Setting the pop-off pressure
Using the above described method, with a wet carburetor, we measure the pressure.
 A) If it is too high, which usually is the case with a new Walbro 32 we need to use a weaker spring under the metering lever. Because the Walbro repair kits do not contain a spring, we can shorten the spring by cutting off one turn at a time.This is a very delicate operation and as the operator will see, removing only one turn can make a big difference.

After this first "adjustment" the spring needs to be reinstalled, the carburetor assembled and a new pop-off pressure measurement performed.
If the pressure is still too high, we can cut another turn.
I would like to  emphasize one more time that ideally we should have different tensioned springs. However if done carefully the above method will be satisfactory.

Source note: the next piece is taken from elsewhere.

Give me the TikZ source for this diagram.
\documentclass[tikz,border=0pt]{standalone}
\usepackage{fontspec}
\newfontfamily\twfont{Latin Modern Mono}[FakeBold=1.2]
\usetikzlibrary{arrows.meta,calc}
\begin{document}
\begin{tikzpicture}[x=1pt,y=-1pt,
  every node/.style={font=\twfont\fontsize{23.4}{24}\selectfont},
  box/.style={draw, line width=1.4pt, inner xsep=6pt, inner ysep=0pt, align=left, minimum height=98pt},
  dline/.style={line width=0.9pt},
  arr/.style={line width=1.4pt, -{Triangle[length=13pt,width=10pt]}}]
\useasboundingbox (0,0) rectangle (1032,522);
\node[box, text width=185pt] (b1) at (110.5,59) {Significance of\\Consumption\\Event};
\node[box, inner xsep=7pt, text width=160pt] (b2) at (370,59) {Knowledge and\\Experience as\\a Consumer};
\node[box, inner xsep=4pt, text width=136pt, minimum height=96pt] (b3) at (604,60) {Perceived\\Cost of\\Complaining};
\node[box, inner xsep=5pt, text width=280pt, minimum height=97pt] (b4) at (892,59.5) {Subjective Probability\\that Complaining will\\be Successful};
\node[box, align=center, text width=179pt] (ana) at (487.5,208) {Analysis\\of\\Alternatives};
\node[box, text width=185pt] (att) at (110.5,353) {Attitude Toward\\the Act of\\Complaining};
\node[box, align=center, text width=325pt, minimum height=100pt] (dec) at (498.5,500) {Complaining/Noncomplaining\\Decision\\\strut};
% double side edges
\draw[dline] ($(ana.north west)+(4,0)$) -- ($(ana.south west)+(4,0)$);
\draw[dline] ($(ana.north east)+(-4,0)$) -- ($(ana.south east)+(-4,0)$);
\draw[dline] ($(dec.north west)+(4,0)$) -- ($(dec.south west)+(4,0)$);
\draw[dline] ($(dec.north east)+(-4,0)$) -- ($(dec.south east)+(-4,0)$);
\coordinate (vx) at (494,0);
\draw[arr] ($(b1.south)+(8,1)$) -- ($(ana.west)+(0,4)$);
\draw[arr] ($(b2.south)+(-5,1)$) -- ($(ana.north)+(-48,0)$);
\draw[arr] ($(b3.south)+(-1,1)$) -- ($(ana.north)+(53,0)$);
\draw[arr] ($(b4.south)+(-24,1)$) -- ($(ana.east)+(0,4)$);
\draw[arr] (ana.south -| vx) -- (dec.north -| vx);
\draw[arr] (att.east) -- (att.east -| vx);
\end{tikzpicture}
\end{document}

B) In order to increase the pressure we need to use a stronger spring or very carefully expand the existing one. This operation needs to be done in very small increments. Otherwise we will end up with a very high pressure.

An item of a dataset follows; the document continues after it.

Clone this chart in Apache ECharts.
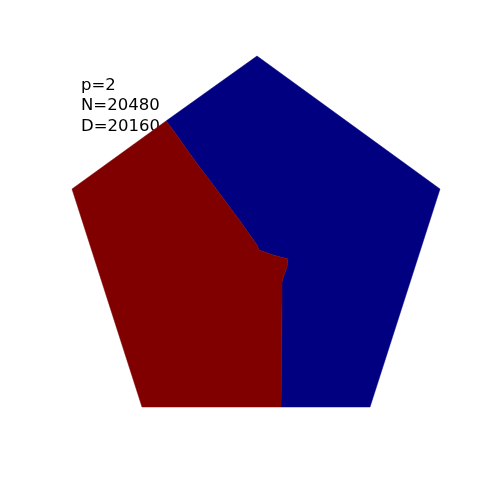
<!DOCTYPE html>
<html>
<head>
<meta charset="utf-8">
<script src="https://cdn.jsdelivr.net/npm/echarts@6/dist/echarts.min.js"></script>
<style>
  html, body { margin: 0; padding: 0; background: #fff; }
  #box { width: 500px; height: 500px; }
</style>
</head>
<body>
<div id="box"></div>
<script>
// partition boundary (x, y in plot units, y down)
const cut = [
  [166, 121], [173, 130], [195, 161], [217, 190], [240, 221], [257, 245],
  [259, 250], [273, 255], [288, 259], [287, 267], [284, 275], [282, 282],
  [282, 300], [281, 407]
];
const pentagon = [[257, 56], [440, 189], [370, 407], [142, 407], [72, 189]];
const regionRed = [pentagon[4]].concat(cut, [pentagon[3]]);
const regionBlue = pentagon.slice(0, 3).concat(cut.slice().reverse());
const regionColors = ['#000080', '#800000'];
const labels = ['p=2', 'N=20480', 'D=20160'];

const chart = echarts.init(document.getElementById('box'));

function polySeries(pts, color) {
  return {
    type: 'custom',
    coordinateSystem: 'cartesian2d',
    data: [0],
    silent: true,
    renderItem: function (params, api) {
      return {
        type: 'polygon',
        shape: { points: pts.map(p => api.coord(p)) },
        style: { fill: color, stroke: color, lineWidth: 0.5 }
      };
    }
  };
}

chart.setOption({
  animation: false,
  grid: { left: 0, right: 0, top: 0, bottom: 0 },
  xAxis: { type: 'value', min: 0, max: 500, show: false },
  yAxis: { type: 'value', min: 0, max: 500, inverse: true, show: false },
  graphic: [{
    type: 'text',
    left: 81,
    top: 75,
    style: {
      text: labels.join('\n'),
      font: '16.5px "DejaVu Sans"',
      lineHeight: 20.5,
      fill: '#000'
    }
  }],
  series: [
    polySeries(regionBlue, regionColors[0]),
    polySeries(regionRed, regionColors[1])
  ]
});
</script>
</body>
</html>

Expanding and then cutting the spring a few times will weaken it and we will end up with an erratically working carburetor. If possible, different springs should be used.


Here are the normal pop-off pressures I found during my experiments with different engines:
Walbro 32 (WB 32) for Solo 210..........10-12 PSI
Tillotson for Solo 210 ......11-13 PSi
Walbro 32 (WB 32) for Cors-Air M21Y.....10-11 PSI
Walbro 37C for Black Devil 10-11PSI
Tillotson for Black Devil ...11-12PSI
The above values are just general guide lines and depending on altitude, temperature and other specific factors (airbox or air filter) the may be slightly different. However the above values will satisfy the average pilot.